Doing something “for real” isn’t about the external circumstances, it’s about the internal attitude. In his seminal essay on skills, Hubert Dreyfus points out that past basic competency, further improvement needs an emotional commitment to what you're doing. Someone who wants to move from advanced beginner to competency and beyond stops “practicing” and starts doing. Playing an instrument, that means wanting to make music rather than just string notes together, and making music means that what you do has an emotional or physical effect on people, even if it’s only you.

Perhaps the isolation of the practice room creates an ontological illusion: it tells the musician they are one their own and “no-one is listening”, and that therefore what they are doing isn’t real because there’s no performance and so no audience. But of course, there is. There is the musician themselves, and they are performing for themselves.

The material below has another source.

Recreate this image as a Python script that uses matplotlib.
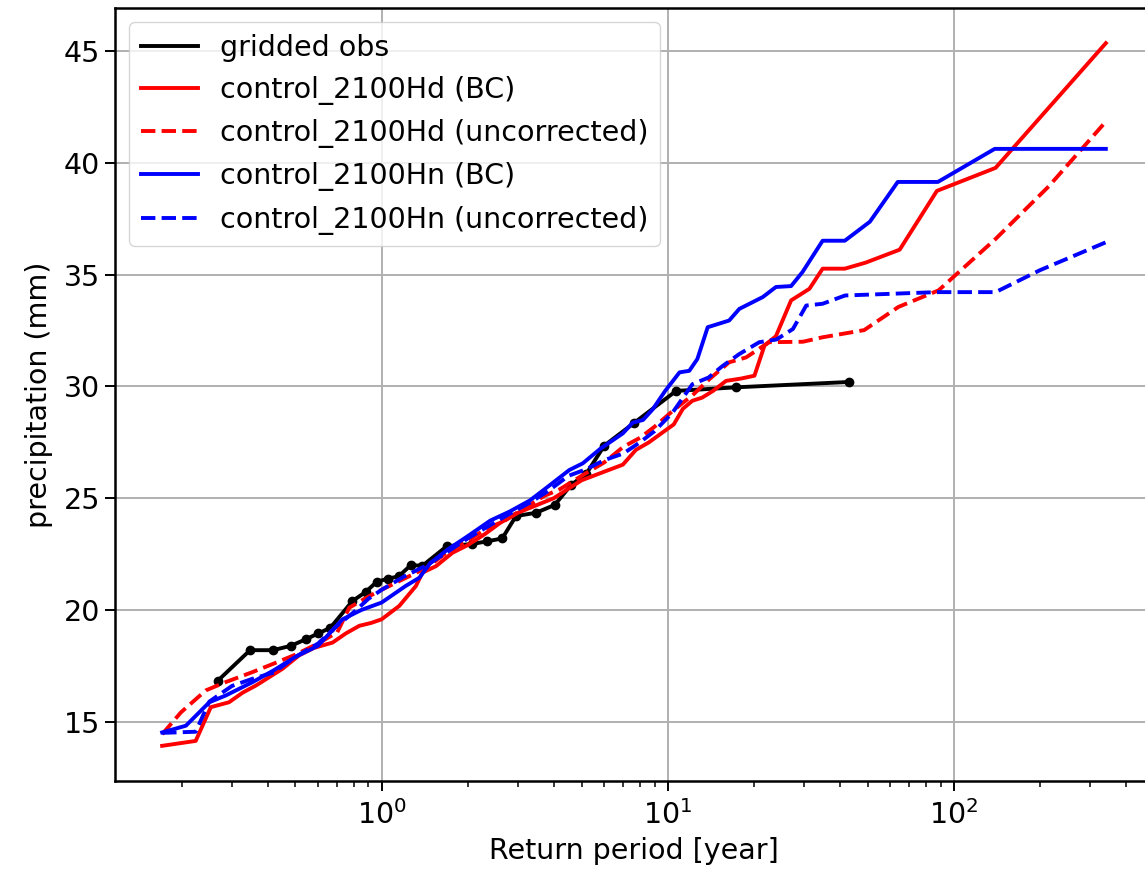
import numpy as np
import matplotlib
matplotlib.use("Agg")
import matplotlib.pyplot as plt

# gridded observations
obs_T = [0.268, 0.347, 0.418, 0.483, 0.546, 0.601, 0.662, 0.791, 0.879, 0.96,
         1.05, 1.147, 1.264, 1.39, 1.69, 2.07, 2.34, 2.64, 2.95, 3.47, 4.03,
         4.6, 5.2, 6.0, 7.6, 10.7, 17.3, 43.0]
obs_P = [16.84, 18.2, 18.2, 18.4, 18.7, 18.95, 19.2, 20.4, 20.8, 21.25,
         21.4, 21.5, 22.0, 21.98, 22.85, 22.95, 23.07, 23.2, 24.2, 24.35, 24.7,
         25.6, 26.1, 27.35, 28.35, 29.8, 29.96, 30.2]

# control_2100Hd bias corrected
hd_bc_T = [0.171, 0.224, 0.253, 0.293, 0.327, 0.364, 0.40, 0.451, 0.515, 0.58,
           0.674, 0.75, 0.836, 0.92, 1.0, 1.153, 1.318, 1.39, 1.55, 1.77, 2.0,
           2.3, 2.6, 3.0, 3.5, 4.0, 4.53, 5.0, 5.6, 6.97, 7.74, 8.6, 9.5, 10.5,
           11.3, 12.2, 13.2, 14.4, 16.0, 18.0, 20.1, 21.8, 23.9, 27.0, 31.3,
           34.8, 41.6, 49.2, 64.7, 87.3, 140, 340]
hd_bc_P = [13.92, 14.14, 15.65, 15.87, 16.3, 16.62, 16.95, 17.37, 17.97, 18.3,
           18.54, 18.95, 19.29, 19.42, 19.58, 20.18, 21.07, 21.67, 21.96, 22.56, 22.9,
           23.4, 23.9, 24.35, 24.7, 25.0, 25.45, 25.8, 26.04, 26.5, 27.16, 27.5, 27.9, 28.3,
           29.0, 29.36, 29.5, 29.8, 30.25, 30.35, 30.48, 31.83, 32.25, 33.85, 34.37,
           35.27, 35.27, 35.54, 36.12, 38.75, 39.78, 45.36]

# control_2100Hd uncorrected
hd_raw_T = [0.171, 0.199, 0.243, 0.285, 0.354, 0.42, 0.5, 0.6, 0.7, 0.771,
            0.9, 1.0, 1.2, 1.44, 1.7, 2.0, 2.3, 2.7, 3.2, 3.7, 4.2, 5.0, 6.0,
            7.0, 8.0, 9.0, 10.4, 12.2, 14.0, 16.4, 18.8, 22.6, 29.7, 34.8, 48.6,
            64.1, 88.5, 140, 215, 340]
hd_raw_P = [14.44, 15.42, 16.4, 16.77, 17.22, 17.6, 18.0, 18.5, 19.0, 20.1,
            20.6, 20.9, 21.4, 21.9, 22.6, 23.1, 23.6, 24.0, 24.6, 25.1, 25.4, 26.0, 26.6,
            27.3, 27.7, 28.2, 28.9, 29.6, 30.33, 31.08, 31.3, 31.98, 32.0, 32.2, 32.52,
            33.56, 34.3, 36.6, 38.96, 41.85]

# control_2100Hn bias corrected
hn_bc_T = [0.171, 0.207, 0.25, 0.285, 0.354, 0.42, 0.5, 0.6, 0.73, 0.85, 1.0,
           1.213, 1.355, 1.48, 1.7, 2.0, 2.4, 2.8, 3.3, 3.8, 4.53, 5.05, 5.8,
           6.97, 7.55, 8.2, 8.87, 9.8, 11.0, 11.9, 12.7, 13.8, 16.4, 17.8, 21.5,
           23.9, 27.0, 29.6, 34.8, 41.6, 50.9, 63.7, 88, 139, 340]
hn_bc_P = [14.52, 14.82, 15.87, 16.17, 16.77, 17.3, 17.9, 18.4, 19.58, 20.0, 20.33,
           21.07, 21.44, 22.1, 22.7, 23.3, 24.0, 24.4, 24.9, 25.5, 26.26, 26.56, 27.2,
           27.9, 28.38, 28.5, 28.98, 29.8, 30.63, 30.7, 31.23, 32.65, 32.95, 33.47, 34.0,
           34.45, 34.49, 35.12, 36.52, 36.52, 37.37, 39.15, 39.15, 40.63, 40.63]

# control_2100Hn uncorrected
hn_raw_T = [0.171, 0.224, 0.25, 0.3, 0.35, 0.42, 0.5, 0.6, 0.7, 0.8, 0.9, 1.0,
            1.2, 1.44, 1.7, 2.0, 2.4, 2.8, 3.3, 3.8, 4.5, 5.2, 6.0, 7.0, 8.0,
            9.0, 10.4, 12.2, 13.9, 15.5, 17.8, 20.9, 24.0, 27.4, 30.5, 34.8,
            41.7, 87, 140, 200, 340]
hn_raw_P = [14.5, 14.55, 15.9, 16.6, 16.9, 17.2, 17.9, 18.5, 19.3, 19.9, 20.5, 20.9,
            21.5, 22.0, 22.6, 23.2, 23.8, 24.3, 24.8, 25.3, 26.0, 26.3, 26.7, 27.0, 27.5,
            28.0, 28.83, 30.1, 30.4, 30.9, 31.45, 31.98, 32.1, 32.57, 33.62, 33.7,
            34.07, 34.22, 34.22, 35.2, 36.45]

plt.rcParams["font.size"] = 20.5

fig = plt.figure(figsize=(11.45, 8.72), dpi=100)
ax = fig.add_axes([0.1004, 0.1044, 0.9066, 0.8864])

lw = 2.8
ax.plot(obs_T, obs_P, "k-", lw=lw, label="gridded obs")
ax.plot(obs_T, obs_P, "ko", ms=6)
ax.plot(hd_bc_T, hd_bc_P, color="red", ls="-", lw=lw, label="control_2100Hd (BC)")
ax.plot(hd_raw_T, hd_raw_P, color="red", ls="--", lw=lw, label="control_2100Hd (uncorrected)")
ax.plot(hn_bc_T, hn_bc_P, color="blue", ls="-", lw=lw, label="control_2100Hn (BC)")
ax.plot(hn_raw_T, hn_raw_P, color="blue", ls="--", lw=lw, label="control_2100Hn (uncorrected)")

ax.set_xscale("log")
ax.set_xlabel("Return period [year]", labelpad=5)
ax.set_ylabel("precipitation (mm)", labelpad=8)
ax.grid(True, which="major", color="#b0b0b0", lw=1.4)
ax.tick_params(which="major", length=7, width=1.4)
ax.tick_params(axis="x", which="major", pad=7)
ax.tick_params(which="minor", length=4, width=1.1)
for s in ax.spines.values():
    s.set_linewidth(1.8)
ax.legend(loc="upper left", fontsize=20.5)

fig.savefig("out.png", dpi=100)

Perhaps it would be better to think of the work one does on one’s way from advanced beginner to competence and beyond, not as “practicing”, but as “performance that you don’t want others to hear because it won’t be as good as it could be”. That would contain the question of how rough and imperfect you are prepared to be and still go on to perform. Answering that question may reveal that your issue isn’t with technique, it’s with performing for others, and for yourself.

I’ll leave you with these: the first is Tomatito playing por Bulerias


and the second is Bert Jansch playing Blues Run The Game


It’s not about technique. It’s about music, and music is about emotion. And notice that they are both using capos on the third fret. This is frowned upon very deeply in the classical tradition. I'll go with the technical choices of Jansch or Tomatito anytime.